APPROX_COUNT_DISTINCT (Transact-SQL)
Applies to:
SQL Server 2019 (15.x)
Azure SQL Database
Azure SQL Managed Instance
Azure Synapse Analytics
This function returns the approximate number of unique non-null values in a group.
Transact-SQL syntax conventions
Syntax
APPROX_COUNT_DISTINCT ( expression )
Note
To view Transact-SQL syntax for SQL Server 2014 and earlier, see Previous versions documentation.
Arguments
expression
An expression of any type, except image, sql_variant, ntext, or text.
Return types
bigint
Remarks
APPROX_COUNT_DISTINCT( expression )
evaluates an expression for each row in a group, and returns the approximate number of unique non-null values in a group. This function is designed to provide aggregations across large data sets where responsiveness is more critical than absolute precision.
APPROX_COUNT_DISTINCT
is designed for use in big data scenarios and is optimized for the following conditions:
- Access of data sets that are millions of rows or higher and
- Aggregation of a column or columns that have many distinct values
The function implementation guarantees up to a 2% error rate within a 97% probability.
APPROX_COUNT_DISTINCT
requires less memory than an exhaustive COUNT DISTINCT operation. Given the smaller memory footprint, APPROX_COUNT_DISTINCT
is less likely to spill memory to disk compared to a precise COUNT DISTINCT operation.
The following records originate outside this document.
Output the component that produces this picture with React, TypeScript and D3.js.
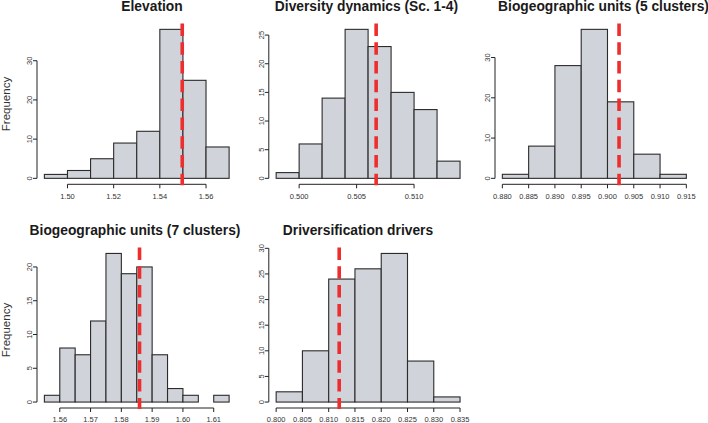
import React from "react";
import * as d3 from "d3";

// ---------- data ----------
const elevationTitle = "Elevation";
const elevationBreaks = [1.49, 1.5, 1.51, 1.52, 1.53, 1.54, 1.55, 1.56, 1.57];
const elevationCounts = [1, 2, 5, 9, 12, 38, 25, 8];
const elevationMean = 1.5497;
const elevationXTicks = ["1.50", "1.52", "1.54", "1.56"];
const elevationYTicks = ["0", "10", "20", "30"];

const diversityTitle = "Diversity dynamics (Sc. 1-4)";
const diversityBreaks = [0.498, 0.5, 0.502, 0.504, 0.506, 0.508, 0.51, 0.512, 0.514];
const diversityCounts = [1, 6, 14, 26, 23, 15, 12, 3];
const diversityMean = 0.5067;
const diversityXTicks = ["0.500", "0.505", "0.510"];
const diversityYTicks = ["0", "5", "10", "15", "20", "25"];

const bio5Title = "Biogeographic units (5 clusters)";
const bio5Breaks = [0.88, 0.885, 0.89, 0.895, 0.9, 0.905, 0.91, 0.915];
const bio5Counts = [1, 8, 28, 37, 19, 6, 1];
const bio5Mean = 0.9022;
const bio5XTicks = ["0.880", "0.885", "0.890", "0.895", "0.900", "0.905", "0.910", "0.915"];
const bio5YTicks = ["0", "10", "20", "30"];

const bio7Title = "Biogeographic units (7 clusters)";
const bio7Breaks = [1.555, 1.56, 1.565, 1.57, 1.575, 1.58, 1.585, 1.59, 1.595, 1.6, 1.605, 1.61, 1.615];
const bio7Counts = [1, 8, 7, 12, 22, 19, 20, 7, 2, 1, 0, 1];
const bio7Mean = 1.5859;
const bio7XTicks = ["1.56", "1.57", "1.58", "1.59", "1.60", "1.61"];
const bio7YTicks = ["0", "5", "10", "15", "20"];

const driversTitle = "Driversification drivers";
const driversBreaks = [0.8, 0.805, 0.81, 0.815, 0.82, 0.825, 0.83, 0.835];
const driversCounts = [2, 10, 24, 26, 29, 8, 1];
const driversMean = 0.812;
const driversXTicks = ["0.800", "0.805", "0.810", "0.815", "0.820", "0.825", "0.830", "0.835"];
const driversYTicks = ["0", "5", "10", "15", "20", "25", "30"];

const yLabel = "Frequency";

// ---------- layout ----------
const W = 708;
const H = 423;
const COLS = [
  { left: 37, right: 236.5 },
  { left: 268.8, right: 467.4 },
  { left: 495, right: 693.7 },
];
const ROWS = [
  { top: 23.4, bottom: 184.3, titleY: 11, labelY: 104 },
  { top: 247.5, bottom: 408, titleY: 234.5, labelY: 330 },
];

const panels = [
  { title: elevationTitle, breaks: elevationBreaks, counts: elevationCounts, mean: elevationMean, xTicks: elevationXTicks, yTicks: elevationYTicks, row: 0, col: 0, ylab: true, titleX: 152 },
  { title: diversityTitle, breaks: diversityBreaks, counts: diversityCounts, mean: diversityMean, xTicks: diversityXTicks, yTicks: diversityYTicks, row: 0, col: 1, ylab: false, titleX: 366.5 },
  { title: bio5Title, breaks: bio5Breaks, counts: bio5Counts, mean: bio5Mean, xTicks: bio5XTicks, yTicks: bio5YTicks, row: 0, col: 2, ylab: false, titleX: 603.5 },
  { title: bio7Title, breaks: bio7Breaks, counts: bio7Counts, mean: bio7Mean, xTicks: bio7XTicks, yTicks: bio7YTicks, row: 1, col: 0, ylab: true, titleX: 135 },
  { title: driversTitle, breaks: driversBreaks, counts: driversCounts, mean: driversMean, xTicks: driversXTicks, yTicks: driversYTicks, row: 1, col: 1, ylab: false, titleX: 358 },
];

const FONT = "'Liberation Sans', Arial, Helvetica, sans-serif";
const BAR_FILL = "#d0d3da";
const BAR_STROKE = "#2b2b2b";
const AXIS = "#222";
const TEXT = "#333";
const RED = "#ee2e2e";

function Panel({ p }: { p: (typeof panels)[number] }) {
  const c = COLS[p.col];
  const r = ROWS[p.row];
  const b0 = p.breaks[0];
  const bN = p.breaks[p.breaks.length - 1];
  const span = bN - b0;
  const ymax = d3.max(p.counts) as number;
  const x = d3.scaleLinear().domain([b0 - 0.04 * span, bN + 0.04 * span]).range([c.left, c.right]);
  const y = d3.scaleLinear().domain([-0.04 * ymax, 1.04 * ymax]).range([r.bottom, r.top]);
  const xt = p.xTicks.map((s) => +s);
  const yt = p.yTicks.map((s) => +s);
  const axY = r.bottom;
  const axX = c.left;
  return (
    <g>
      {p.counts.map((n, i) => (
        <rect
          key={i}
          x={x(p.breaks[i])}
          y={y(n)}
          width={x(p.breaks[i + 1]) - x(p.breaks[i])}
          height={Math.max(0, y(0) - y(n))}
          fill={BAR_FILL}
          stroke={BAR_STROKE}
          strokeWidth={1.1}
        />
      ))}
      {/* x axis */}
      <line x1={x(xt[0])} x2={x(xt[xt.length - 1])} y1={axY} y2={axY} stroke={AXIS} strokeWidth={1} />
      {xt.map((v, i) => (
        <g key={i}>
          <line x1={x(v)} x2={x(v)} y1={axY} y2={axY + 4} stroke={AXIS} strokeWidth={1} />
          <text x={x(v)} y={axY + 14.4} fontSize={7.5} fill={TEXT} textAnchor="middle" fontFamily={FONT}>
            {p.xTicks[i]}
          </text>
        </g>
      ))}
      {/* y axis */}
      <line x1={axX} x2={axX} y1={y(yt[0])} y2={y(yt[yt.length - 1])} stroke={AXIS} strokeWidth={1} />
      {yt.map((v, i) => (
        <g key={i}>
          <line x1={axX - 4} x2={axX} y1={y(v)} y2={y(v)} stroke={AXIS} strokeWidth={1} />
          <text
            transform={`translate(${axX - 5.2},${y(v)}) rotate(-90)`}
            fontSize={7.5}
            fill={TEXT}
            textAnchor="middle"
            fontFamily={FONT}
          >
            {p.yTicks[i]}
          </text>
        </g>
      ))}
      {/* mean line */}
      <line
        x1={x(p.mean)}
        x2={x(p.mean)}
        y1={r.top}
        y2={r.bottom + 1}
        stroke={RED}
        strokeWidth={3.6}
        strokeDasharray="12.5,6.3"
      />
      <text x={p.titleX} y={r.titleY} fontSize={13.8} fontWeight="bold" fill="#1a1a1a" textAnchor="middle" fontFamily={FONT}>
        {p.title}
      </text>
      {p.ylab && (
        <text
          transform={`translate(9.5,${r.labelY}) rotate(-90)`}
          fontSize={11.5}
          fill={TEXT}
          textAnchor="middle"
          fontFamily={FONT}
        >
          {yLabel}
        </text>
      )}
    </g>
  );
}

export default function App() {
  return (
    <svg
      width={W}
      height={H}
      viewBox={`0 0 ${W} ${H}`}
      style={{ position: "absolute", left: 0, top: 0, background: "#fff" }}
    >
      <rect width={W} height={H} fill="#fff" />
      {panels.map((p, i) => (
        <Panel key={i} p={p} />
      ))}
    </svg>
  );
}
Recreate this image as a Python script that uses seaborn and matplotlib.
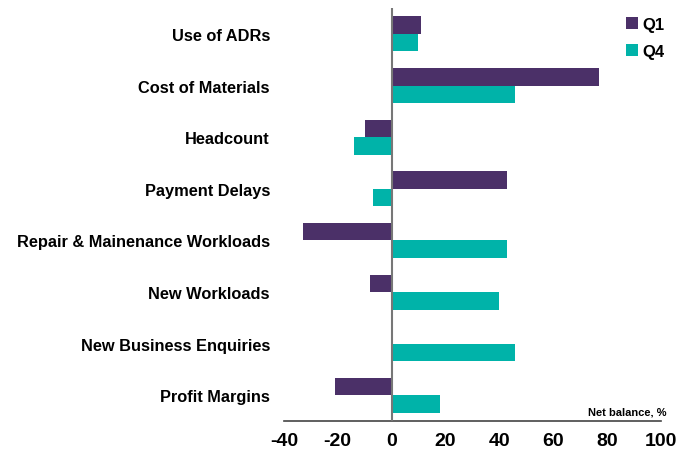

To learn more about the algorithm used to achieve this, see HyperLogLog.
Note
With collation sensitive strings, APPROX_COUNT_DISTINCT uses a binary match and provides results that would have been generated in the presence of BIN collations and not BIN2.
Examples
A. Using APPROX_COUNT_DISTINCT
This example returns the approximate number of different order keys from the orders table.
SELECT APPROX_COUNT_DISTINCT(O_OrderKey) AS Approx_Distinct_OrderKey
FROM dbo.Orders;
Here is the result set.
Approx_Distinct_OrderKey
------------------------
15164704
B. Using APPROX_COUNT_DISTINCT with GROUP BY
This example returns the approximate number of different order keys by order status from the orders table.
SELECT O_OrderStatus, APPROX_COUNT_DISTINCT(O_OrderKey) AS Approx_Distinct_OrderKey
FROM dbo.Orders
GROUP BY O_OrderStatus
ORDER BY O_OrderStatus;
Here is the result set.
O_OrderStatus Approx_Distinct_OrderKey
---------------------------------------------------------------- ------------------------
F 7397838
O 7387803
P 388036